Blanc de Noirs Grand Cru – Vieilles Vignes «Les Crayères»
Vigna di puro Pinot Noir piantata nel 1947 su un terreno eccezionale, chiamato “les crayères”, dove la terra è di soli 30 centimetri al di sopra della craie, che in quel luogo è profonda decine di metri.
Vinificato al 100% in fusti. La vigna è fortemente radicata nella craie; fa risaltare note di frutti rossi grazie alla concentrazione ed alla maturità dei vecchi Pinot ed una certa mineralità “crayense” che dona eleganza al vino ed un grosso potenziale all’invecchiamento.

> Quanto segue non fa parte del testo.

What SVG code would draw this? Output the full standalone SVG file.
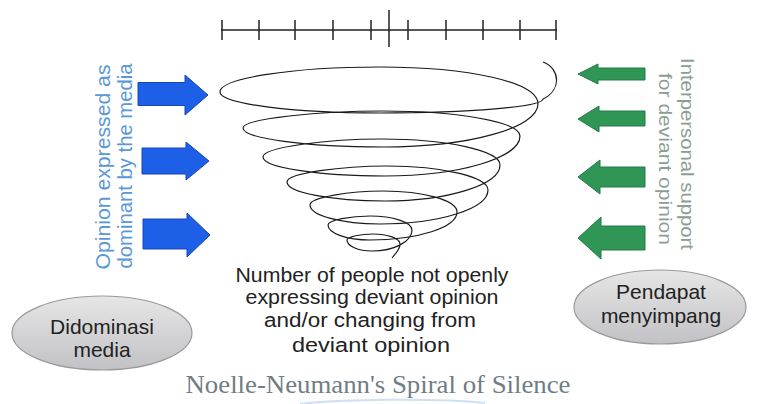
<svg xmlns="http://www.w3.org/2000/svg" width="765" height="404" viewBox="0 0 765 404">
<defs>
<linearGradient id="ellGrad" x1="0" y1="0" x2="0" y2="1">
<stop offset="0" stop-color="#e6e6e6"/>
<stop offset="1" stop-color="#c2c2c6"/>
</linearGradient>
<style>
.tick{stroke:#222;stroke-width:1.5;fill:none}
.spiral{stroke:#1a1a1a;stroke-width:1.2;fill:none;stroke-linejoin:round}
.blue{fill:#1e5fe8;stroke:#1747b5;stroke-width:1}
.green{fill:#2f9656;stroke:#237a44;stroke-width:1}
.btxt{font-family:"Liberation Sans",Arial,sans-serif;font-size:20px;fill:#5b98d6}
.gtxt{font-family:"Liberation Sans",Arial,sans-serif;font-size:19px;fill:#8c9e94}
.ell{fill:url(#ellGrad);stroke:#9a9a9a;stroke-width:1.2}
.etxt{font-family:"Liberation Sans",Arial,sans-serif;font-size:21px;fill:#222;text-anchor:middle}
.ctxt{font-family:"Liberation Sans",Arial,sans-serif;font-size:20px;fill:#222;text-anchor:middle}
.title{font-family:"Liberation Serif","Times New Roman",serif;font-size:26px;fill:#6f7d84;text-anchor:middle}
</style>
</defs>
<rect width="765" height="404" fill="#ffffff"/>

<g id="scale">
<line class="tick" x1="221" y1="30" x2="557" y2="30"/>
<line class="tick" x1="222" y1="20" x2="222" y2="40"/>
<line class="tick" x1="259" y1="20" x2="259" y2="40"/>
<line class="tick" x1="295" y1="20" x2="295" y2="40"/>
<line class="tick" x1="333" y1="20" x2="333" y2="40"/>
<line class="tick" x1="371" y1="20" x2="371" y2="40"/>
<line class="tick" x1="389" y1="10" x2="389" y2="47"/>
<line class="tick" x1="408" y1="20" x2="408" y2="40"/>
<line class="tick" x1="446" y1="20" x2="446" y2="40"/>
<line class="tick" x1="483" y1="20" x2="483" y2="40"/>
<line class="tick" x1="520" y1="20" x2="520" y2="40"/>
<line class="tick" x1="556" y1="20" x2="556" y2="40"/>
</g>

<g id="spiral">
<path class="spiral" d="M543 62 C560 68 562 90 543 99
C543 106.7 469.7 113 380 113
C292 113 220 103.6 220 92
C220 78.3 292 67 380 67
C468.6 67 538 82 538 104
C538 127.7 469.9 147 383 147
C306 147 243 138.5 243 128
C243 118.7 320 111 383 111
C458 111 520 122 520 136
C520 158 459 176 385 176
C318 176 263 167.5 263 157
C263 147 328.5 139 382 139
C447 139 500 150.7 500 165
C500 184.8 448 201 385 201
C331 201 287 192.5 287 182
C287 173.2 342 166 387 166
C442.5 166 488 176.8 488 190
C488 208.7 439.4 224 380 224
C341.5 224 310 215.5 310 205
C310 197.3 350 191 383 191
C423.7 191 457 200.5 457 212
C457 227.4 417.9 240 370 240
C346.9 240 328 233.3 328 225
C328 220 351 216 370 216
C393 216 412 222.3 412 230
C412 241.6 394 251 372 251
C358 251 347 246 347 240
C347 236.7 361.3 234 373 234
C387.9 234 400 238.5 400 244
C400 250 395 254 392 258"/>
</g>

<g id="media-arrows">
<polygon class="blue" points="138,82.5 185,82.5 185,75 208,95 185,115 185,105.5 138,105.5"/>
<polygon class="blue" points="142,148 186,148 186,142 209,161 186,180 186,174 142,174"/>
<polygon class="blue" points="143,219 187,219 187,213 210,235 187,257 187,249 143,249"/>
</g>

<g id="support-arrows">
<polygon class="green" points="645,68 598,68 598,64 578,74 598,84 598,80 645,80"/>
<polygon class="green" points="645,111 599,111 599,106 578,119 599,132 599,126 645,126"/>
<polygon class="green" points="645,167 600,167 600,160 578,177 600,194 600,187 645,187"/>
<polygon class="green" points="645,226 601,226 601,217 578,238 601,259 601,250 645,250"/>
</g>

<g id="media-label">
<text class="btxt" x="110" y="167" text-anchor="middle" transform="rotate(-90 110 167)" textLength="205" lengthAdjust="spacingAndGlyphs">Opinion expressed as</text>
<text class="btxt" x="132" y="166" text-anchor="middle" transform="rotate(-90 132 166)" textLength="205" lengthAdjust="spacingAndGlyphs">dominant by the media</text>
</g>

<g id="support-label">
<text class="gtxt" x="681" y="154" text-anchor="middle" transform="rotate(90 681 154)" textLength="192" lengthAdjust="spacingAndGlyphs">Interpersonal support</text>
<text class="gtxt" x="659" y="159" text-anchor="middle" transform="rotate(90 659 159)" textLength="172" lengthAdjust="spacingAndGlyphs">for deviant opinion</text>
</g>

<g id="didominasi">
<ellipse class="ell" cx="102" cy="333" rx="90" ry="37"/>
<text class="etxt" x="102" y="334">Didominasi</text>
<text class="etxt" x="102" y="357">media</text>
</g>

<g id="pendapat">
<ellipse class="ell" cx="660" cy="307" rx="86" ry="37"/>
<text class="etxt" x="661" y="299">Pendapat</text>
<text class="etxt" x="661" y="323">menyimpang</text>
</g>

<g id="center-label">
<text class="ctxt" x="372" y="282" textLength="273" lengthAdjust="spacingAndGlyphs">Number of people not openly</text>
<text class="ctxt" x="372" y="304" textLength="253" lengthAdjust="spacingAndGlyphs">expressing deviant opinion</text>
<text class="ctxt" x="370" y="327" textLength="212" lengthAdjust="spacingAndGlyphs">and/or changing from</text>
<text class="ctxt" x="371" y="352" textLength="158" lengthAdjust="spacingAndGlyphs">deviant opinion</text>
</g>

<g id="title">
<text class="title" x="378" y="393" textLength="385" lengthAdjust="spacingAndGlyphs">Noelle-Neumann's Spiral of Silence</text>
<path d="M300 404 C340 399 440 398 485 403" fill="none" stroke="#cfe0f4" stroke-width="2"/>
</g>
</svg>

Brut Grand Cru Millésime – Millesimato
70% Pinot Noir e 30% Chardonnay, con vigne situate unicamente sul terreno di Ambonnay. Fermentazione naturale senza lieviti aggiunti, si utilizzano solo lieviti indigeni. Primo élevage sui lieviti per circa un anno senza bruciare le tappe; il vino si chiarifica lentamente come si faceva 50 anni fa. Messa in bottiglia senza filtraggio né collatura.
Brut Rosé Grand Cru
60% Pinot Noir e 40% Chardonnay. Fermentazione naturale senza lieviti aggiunti, si utilizzano solo lieviti indigeni. Primo élevage sui lieviti per circa un anno senza bruciare le tappe; il vino si chiarifica lentamente come si faceva 50 anni fa. Messa in bottiglia senza filtraggio né collatura.
Ambonnay Rouge – A.O.C. Coteaux Champenois
100 % Pinot Noir. Produzione limitata a tre vecchie vigne di fine Pinot Noir. Affinamento in botti da 18 a 22 mesi, secondo i consigli di Dominique Laurent. Non filtrato, imbottigliato a mano.